TASK DETAILS: Every line of the listing must be reproduced as it stands. Leave the images behind.
***** DATA LINES *****
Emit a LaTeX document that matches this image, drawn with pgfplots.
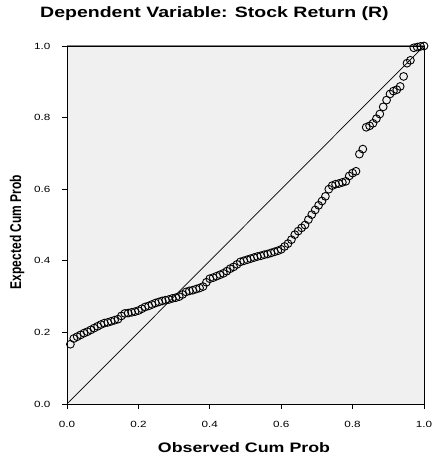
\documentclass[border=0pt]{standalone}
\usepackage{fontspec}
\usepackage{graphicx}
\setmainfont{Liberation Sans}
\newfontfamily\wide[FakeStretch=1.3]{Liberation Sans}
\usepackage{pgfplots}
\pgfplotsset{compat=1.18}
\definecolor{bggray}{RGB}{240,240,240}
\definecolor{topgray}{RGB}{128,128,128}
\begin{document}
\begin{tikzpicture}
\path[use as bounding box] (-67pt,-56pt) rectangle (370pt,404pt);
\begin{axis}[
  scale only axis,
  width=357pt, height=358pt,
  at={(0pt,0pt)}, anchor=south west,
  xmin=0, xmax=1, ymin=0, ymax=1,
  axis background/.style={fill=bggray},
  axis line style={black, line width=0.8pt},
  xtick={0,0.2,0.4,0.6,0.8,1.0},
  ytick={0,0.2,0.4,0.6,0.8,1.0},
  xticklabels={0.0,0.2,0.4,0.6,0.8,1.0},
  yticklabels={0.0,0.2,0.4,0.6,0.8,1.0},
  tick align=outside,
  xtick pos=left, ytick pos=left,
  major tick length=5pt,
  tick style={black, line width=0.8pt},
  xticklabel style={font=\wide\fontsize{9}{10}\selectfont, yshift=-9pt},
  yticklabel style={font=\wide\fontsize{9}{10}\selectfont, xshift=-8pt},
]
\addplot[black, line width=0.7pt] coordinates {(0,0) (1,1)};
\addplot[only marks, mark=o, mark size=3.9pt, mark options={black, line width=0.9pt}] coordinates {
(0.0095,0.167) (0.0190,0.183) (0.0286,0.188) (0.0381,0.193) (0.0476,0.198)
(0.0571,0.202) (0.0667,0.207) (0.0762,0.212) (0.0857,0.217) (0.0952,0.222)
(0.1048,0.226) (0.1143,0.228) (0.1238,0.231) (0.1333,0.234) (0.1429,0.237)
(0.1524,0.246) (0.1619,0.253) (0.1714,0.254) (0.1810,0.256) (0.1905,0.258)
(0.2000,0.261) (0.2095,0.266) (0.2190,0.271) (0.2286,0.274) (0.2381,0.278)
(0.2476,0.282) (0.2571,0.285) (0.2667,0.288) (0.2762,0.290) (0.2857,0.292)
(0.2952,0.295) (0.3048,0.297) (0.3143,0.300) (0.3238,0.306) (0.3333,0.313)
(0.3429,0.316) (0.3524,0.318) (0.3619,0.321) (0.3714,0.324) (0.3810,0.328)
(0.3905,0.340) (0.4000,0.350) (0.4095,0.353) (0.4190,0.357) (0.4286,0.361)
(0.4381,0.365) (0.4476,0.371) (0.4571,0.378) (0.4667,0.383) (0.4762,0.390)
(0.4857,0.397) (0.4952,0.400) (0.5048,0.403) (0.5143,0.406) (0.5238,0.409)
(0.5333,0.412) (0.5429,0.414) (0.5524,0.417) (0.5619,0.419) (0.5714,0.422)
(0.5810,0.425) (0.5905,0.428) (0.6000,0.432) (0.6095,0.440) (0.6190,0.448)
(0.6286,0.459) (0.6381,0.473) (0.6476,0.483) (0.6571,0.492) (0.6667,0.500)
(0.6762,0.515) (0.6857,0.529) (0.6952,0.542) (0.7048,0.555) (0.7143,0.567)
(0.7238,0.580) (0.7333,0.600) (0.7429,0.610) (0.7524,0.614) (0.7619,0.616)
(0.7714,0.619) (0.7810,0.622) (0.7905,0.637) (0.8000,0.645) (0.8095,0.650)
(0.8190,0.698) (0.8286,0.712) (0.8381,0.773) (0.8476,0.777) (0.8571,0.784)
(0.8667,0.797) (0.8762,0.810) (0.8857,0.830) (0.8952,0.849) (0.9048,0.866)
(0.9143,0.874) (0.9238,0.878) (0.9333,0.887) (0.9429,0.915) (0.9524,0.952)
(0.9619,0.960) (0.9714,0.995) (0.9810,0.997) (0.9905,0.999) (1.0000,1.000)
};
\draw[topgray, line width=1pt] (axis cs:0,1) -- (axis cs:1,1);
\draw[black, line width=0.8pt] (axis cs:1,0) -- (axis cs:1,1);
\end{axis}
\node[font=\wide\bfseries\fontsize{15}{18}\selectfont] at (147.5pt,390pt) {Dependent Variable: Stock Return (R)};
\node[font=\wide\bfseries\fontsize{13.7}{16}\selectfont] at (177pt,-44pt) {Observed Cum Prob};
\node at (-50pt,172pt) {\rotatebox{90}{\scalebox{1}[1.3]{\bfseries\fontsize{12}{14}\selectfont Expected Cum Prob}}};
\end{tikzpicture}
\end{document}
*****
REPLY TO THE EXERCISE:
Emit a LaTeX document that matches this image, drawn with pgfplots.
\documentclass[border=0pt]{standalone}
\usepackage{fontspec}
\usepackage{graphicx}
\setmainfont{Liberation Sans}
\newfontfamily\wide[FakeStretch=1.3]{Liberation Sans}
\usepackage{pgfplots}
\pgfplotsset{compat=1.18}
\definecolor{bggray}{RGB}{240,240,240}
\definecolor{topgray}{RGB}{128,128,128}
\begin{document}
\begin{tikzpicture}
\path[use as bounding box] (-67pt,-56pt) rectangle (370pt,404pt);
\begin{axis}[
  scale only axis,
  width=357pt, height=358pt,
  at={(0pt,0pt)}, anchor=south west,
  xmin=0, xmax=1, ymin=0, ymax=1,
  axis background/.style={fill=bggray},
  axis line style={black, line width=0.8pt},
  xtick={0,0.2,0.4,0.6,0.8,1.0},
  ytick={0,0.2,0.4,0.6,0.8,1.0},
  xticklabels={0.0,0.2,0.4,0.6,0.8,1.0},
  yticklabels={0.0,0.2,0.4,0.6,0.8,1.0},
  tick align=outside,
  xtick pos=left, ytick pos=left,
  major tick length=5pt,
  tick style={black, line width=0.8pt},
  xticklabel style={font=\wide\fontsize{9}{10}\selectfont, yshift=-9pt},
  yticklabel style={font=\wide\fontsize{9}{10}\selectfont, xshift=-8pt},
]
\addplot[black, line width=0.7pt] coordinates {(0,0) (1,1)};
\addplot[only marks, mark=o, mark size=3.9pt, mark options={black, line width=0.9pt}] coordinates {
(0.0095,0.167) (0.0190,0.183) (0.0286,0.188) (0.0381,0.193) (0.0476,0.198)
(0.0571,0.202) (0.0667,0.207) (0.0762,0.212) (0.0857,0.217) (0.0952,0.222)
(0.1048,0.226) (0.1143,0.228) (0.1238,0.231) (0.1333,0.234) (0.1429,0.237)
(0.1524,0.246) (0.1619,0.253) (0.1714,0.254) (0.1810,0.256) (0.1905,0.258)
(0.2000,0.261) (0.2095,0.266) (0.2190,0.271) (0.2286,0.274) (0.2381,0.278)
(0.2476,0.282) (0.2571,0.285) (0.2667,0.288) (0.2762,0.290) (0.2857,0.292)
(0.2952,0.295) (0.3048,0.297) (0.3143,0.300) (0.3238,0.306) (0.3333,0.313)
(0.3429,0.316) (0.3524,0.318) (0.3619,0.321) (0.3714,0.324) (0.3810,0.328)
(0.3905,0.340) (0.4000,0.350) (0.4095,0.353) (0.4190,0.357) (0.4286,0.361)
(0.4381,0.365) (0.4476,0.371) (0.4571,0.378) (0.4667,0.383) (0.4762,0.390)
(0.4857,0.397) (0.4952,0.400) (0.5048,0.403) (0.5143,0.406) (0.5238,0.409)
(0.5333,0.412) (0.5429,0.414) (0.5524,0.417) (0.5619,0.419) (0.5714,0.422)
(0.5810,0.425) (0.5905,0.428) (0.6000,0.432) (0.6095,0.440) (0.6190,0.448)
(0.6286,0.459) (0.6381,0.473) (0.6476,0.483) (0.6571,0.492) (0.6667,0.500)
(0.6762,0.515) (0.6857,0.529) (0.6952,0.542) (0.7048,0.555) (0.7143,0.567)
(0.7238,0.580) (0.7333,0.600) (0.7429,0.610) (0.7524,0.614) (0.7619,0.616)
(0.7714,0.619) (0.7810,0.622) (0.7905,0.637) (0.8000,0.645) (0.8095,0.650)
(0.8190,0.698) (0.8286,0.712) (0.8381,0.773) (0.8476,0.777) (0.8571,0.784)
(0.8667,0.797) (0.8762,0.810) (0.8857,0.830) (0.8952,0.849) (0.9048,0.866)
(0.9143,0.874) (0.9238,0.878) (0.9333,0.887) (0.9429,0.915) (0.9524,0.952)
(0.9619,0.960) (0.9714,0.995) (0.9810,0.997) (0.9905,0.999) (1.0000,1.000)
};
\draw[topgray, line width=1pt] (axis cs:0,1) -- (axis cs:1,1);
\draw[black, line width=0.8pt] (axis cs:1,0) -- (axis cs:1,1);
\end{axis}
\node[font=\wide\bfseries\fontsize{15}{18}\selectfont] at (147.5pt,390pt) {Dependent Variable: Stock Return (R)};
\node[font=\wide\bfseries\fontsize{13.7}{16}\selectfont] at (177pt,-44pt) {Observed Cum Prob};
\node at (-50pt,172pt) {\rotatebox{90}{\scalebox{1}[1.3]{\bfseries\fontsize{12}{14}\selectfont Expected Cum Prob}}};
\end{tikzpicture}
\end{document}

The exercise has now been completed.